A question I recently received was about raised beds. An elderly lady was revamping her garden and was advised to make raised beds for ease but was concerned about the soil, asking ‘how often do you have to replace all the soil, as I wouldn’t be able to dig all the soil out every year.’ The purpose of the beds was to grow veg including ‘runner beans, broad beans, peas, carrots, beetroot, spinach and red onions.’ She also wanted to know which could be grown together in the beds.
Raised beds do seem to be the only way to grow vegetables but it is not essetial. What they do allow is easy organisation and you can improve the depth of the soil or allow the soil to be ammended to suit a wider range of crops.

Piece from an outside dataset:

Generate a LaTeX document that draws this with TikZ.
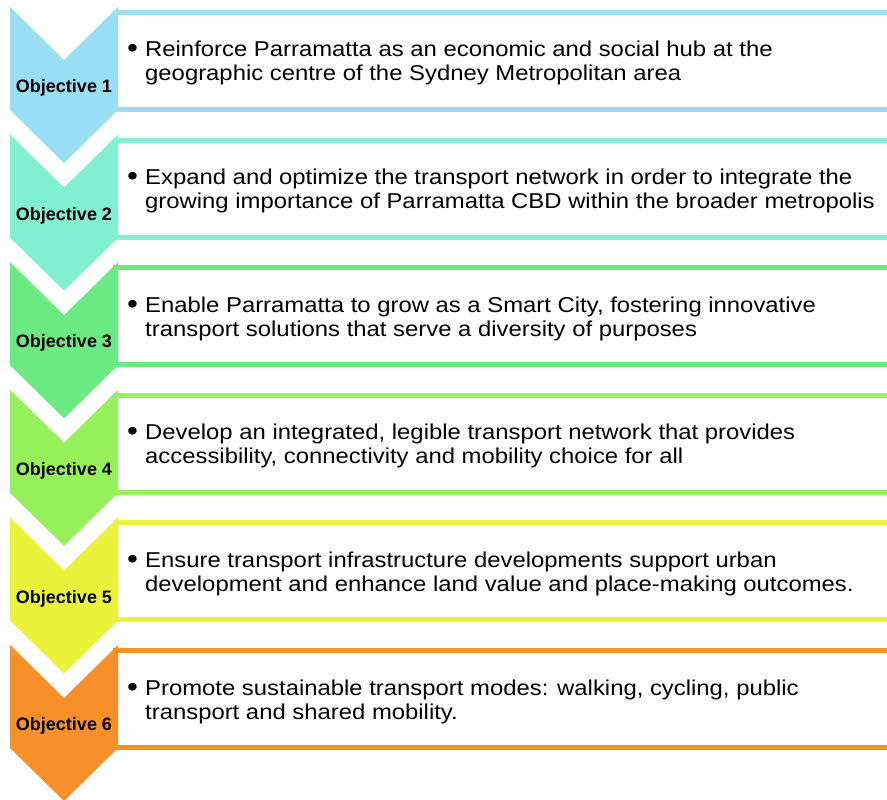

The term ‘raised bed’ covers a number of different structures from brick-built beds up to 1m high to allow gardening from a wheel chair to simple wooden-edged beds 15-20cm above soil level.
Most vegetables and all that this person wanted to grow, will be happy and productive in pots of multi-purpose compost and would grow in raised beds filled with the same stuff. However, because the beds all vary in height it gets complicated. It may be best to start with the filling material.
Native soil. It may be possible to fill the bed with soil from the garden. This is the cheapest option but there may not be spare soil to use. It may be that it has problems that the raised beds are trying to overcome, such as being heavy clay or full of weeds. The soil can be amended by a mixing in organic matter or sand.
Topsoil. If you buy this in bags it is hideously expensive. The only practical way to buy it is in ton bags or by the lorry load. But lots of rubbish is sold as topsoil and it must be seen before you buy it. I got some topsoil for my ‘alpine’ raised beds and saw it in a large barn but even so it contained tiny pieces of vetch and mares tail root that I am having to deal with. I suppose it could have been worse. But be beware.
John Innes compost. This is the perfect choice but not practical unless you have won the lottery.
Multipurpose compost. This is light and may be affordable but it will decompose with time because it is wholly organic matter. It is not ideal.
It is not a great idea to make these beds with the aim of replacing the soil every year or few years. It is better to aim to improve it every year and treat the soil as you would the soil in your garden.
My own raised beds are filled with native soil which I am improving every year with organic matter. In only a few years it is getting more manageable. If, like me, you have heavy, ‘square’ soil you could cover it in multipurpose compost to sow into and then dig it in at the end of the year.
The depth of soil and the height of beds is important too. If the beds are on soil they only need to be 15cm high. This allows you to improve the surface, where drainage will be perfect, and there is soil underneath that plants can grow into and get moisture. This depth is fine for all plants including rootcrops. If you make beds much deeper you then run into problems with watering in summer and tall, brick beds are going to need lots of watering. Most veg do not need soil 1m deep either so you could fill the lower 30cm or so with rubble but that is only going to make watering an even bigger issue in summer.
If the raised beds are placed on a hard surface such as paving or tarmac then they should be 20cm or even more in depth because the plants will be unable to reach lower levels of soil to reach moisture. Either make the beds deeper or use pots.
So, to answer the question directly, you should not have to replace the soil at all, though if you fill beds with multipurpose it may be necessary every three years. And all the plants should grow in the beds together.
Suttons Seeds Giveaway
For UK readers only – Suttons Seeds are giving away collections of six packs of their 2023 introductions. These are: yellow sunflower ‘Carmel’, cosmos ‘Apricot Lemonade’, Coreopsis ‘Incredible Seashells Mixed’, climbing bean ‘French Sunshine’, Tomato ‘Lily of the Valley’ and round courgette ‘Boldenice’.
You can enter by visiting here
That name of ‘Lily of the valley’ seems very strange for a tomato and because it is supposed to be a French Variety I had a look and it seems that ‘Brin de Muguet’ is indeed a French variety. I am not sure how the name is translated though because Googletranslate does indeed give, as I thought I knew, lily-of-the-valley as the translation for muguet but for Brin de muguet it came up with ‘a bit of thrush’. I might stick with ‘Sungold’.
‘Brin’ translates as ‘strand’ so maybe the name derives from the fact that the small tomatoes resemble a stem of the red berries of lily-of-the-valley in which case the name is even more dodgy since they are decidedly poisonous. I am sure the tomatoes themselves taste delicious.